The four closest family members identified by the courts as next of kin meet and discuss their options. They have to stay in the city while the case progresses and so they decide on a whim to all stay together in the deceased woman’s home, partly out of their curiosity and also to experience living in such a grand home. While the glamor of the house doesn’t quite match their expectations, things nonetheless seem to be going well until one of the party is discovered dead in their bedroom in an apparent suicide…
If you haven’t been following this blog for long the chances are that you will not be familiar with J. H. Wallis. He has been largely forgotten as a mystery writer with most of his work having been out of print for decades and is generally only remembered in connection with The Woman in the Window, an early film noir movie adapted from one of his last books. Having now read several of his books I think this is unfortunate as while his prose can be a little earnest and stiff, he creates clever mystery plots and also showed a willingness to experiment by trying different styles such as legal thrillers and inverted stories.
Murder Mansion may be my favorite of his books that I have read so far and a lot of the appeal comes from its core premise: that someone is knocking off claimants to an estate to extract a bigger share of the proceeds estate. This not only means that we have a clear and strong motive established for the murders from the start, it also creates a scenario where the killer is among the potential victims and risks exposing themselves the closer they get to success.
There are elements of this situation and the way Wallis handles it that evoked a later and much more famous work: Agatha Christie’s And Then There Were None… For instance, characters reference the “Ten Little Indians” song on several occasions in the story, saying things like:
“Four little claimants, as snug as could be.
One turned on the gas, and then there were three.”
Sure, the execution is not quite so crisp as Agatha’s, nor does Wallis quite succeed in using it to cultivate a sense of impending doom. This is partly because the rhyme never forms the focal point of the murder sequence, usually coming out of the discussions, but it is also because there are fewer deaths and so we never quite get time to feel a pattern developing. Still, I will always find tontine crime stories highly engaging and this proves no exception.
Wallis’ characters come from a range of backgrounds and each feels quite distinctive making the story easy to follow (while there are only four heirs, we do meet a pretty large cast of characters including servants, lawyers and doctors, so this proves quite helpful in keeping everything straight).
As there is no need to establish motives for each character the focus instead is on developing our understanding of their personalities and instincts. This is managed through showing their differing opinions on matters like how they should handle the servants and their expectations from the estate or how they should handle the discovery of a body. I felt these disagreements, though sometimes quite small and apparently insignificant, between the characters gave insight into each character and what they would be capable of.

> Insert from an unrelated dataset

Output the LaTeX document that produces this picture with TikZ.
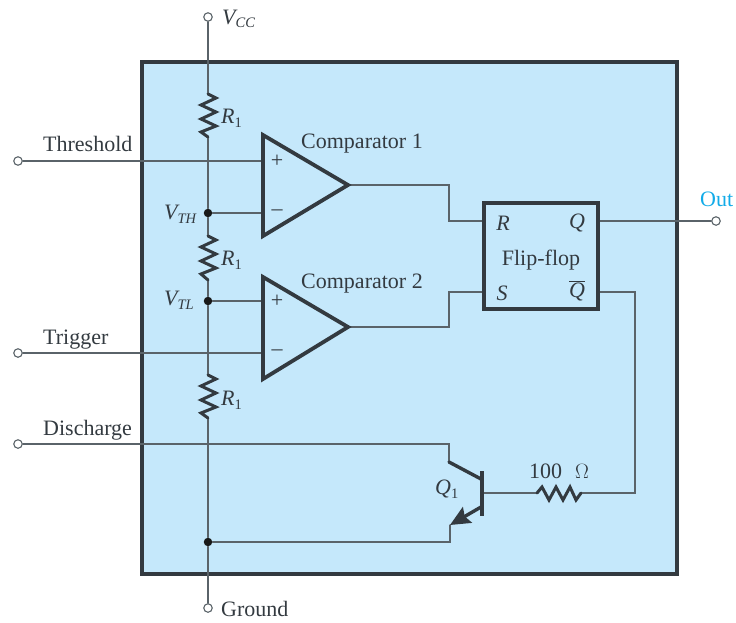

While Wallis creates several credible suspects it should be said that he does undo a little of his good work by the way he uses the omniscient narration to provide us with information we could not otherwise have known based on what we have witnessed up to that point. Sometimes, such as with the revelation that the elderly woman had been killed, this information can and should be welcomed as advancing our understanding and allowing the reader knowledge that gives them an advantage over Inspector Jacks (who approaches the case from the base assumption that it was a natural death) but there are times later in the story where he reveals a character’s innocence through sharing their state of mind, significantly reducing the field of suspects.
I would add that though Wallis develops a strong cast of suspects and people involved in this case, his series detective feels a little bland and uninteresting. Attempts to provide us with a little insight into his tastes when off duty add little to readers’ understanding of the character while he can seem curiously passive at points in the case when it seems likely that further murder attempts might be made.
It may be that previous stories provide a stronger sense of his character and personality and this may be presuming prior knowledge of the character but there is little here to capture the imagination or make you feel you know him. There is nothing here to hate or even really dislike but it does feel odd to spend as much time as the reader does with him without even knowing him a little.
In terms of the plotting of the mystery, I think Wallis’ efforts are largely successful and I was pleasantly surprised to find it was constructed around a real puzzle for the readers to solve. The clues are clever and are laid out pretty clearly for the reader though it is possible that they miss the significance of information.
That does not mean that every aspect of the solution made perfect sense – I had questions about one character’s actions prior to the murder though I did manage to make up an explanation for myself of how it all came together. Still, for the most part I think the setups and executions of each development in the mystery worked well and I think Wallis brings them together with a clever, if rather fantastic, explanation at the end.
I have read several mystery novels by Wallis at this point and I feel quite comfortable saying that his is quite comfortably his strongest effort. It boasts a strong puzzle mystery and some exciting twists and turns all born out of its engaging premise and interesting mix of characters. It is, of course, not perfect and I certainly wouldn’t advise breaking the bank for it but it is definitely worth a read should you ever stumble upon a copy.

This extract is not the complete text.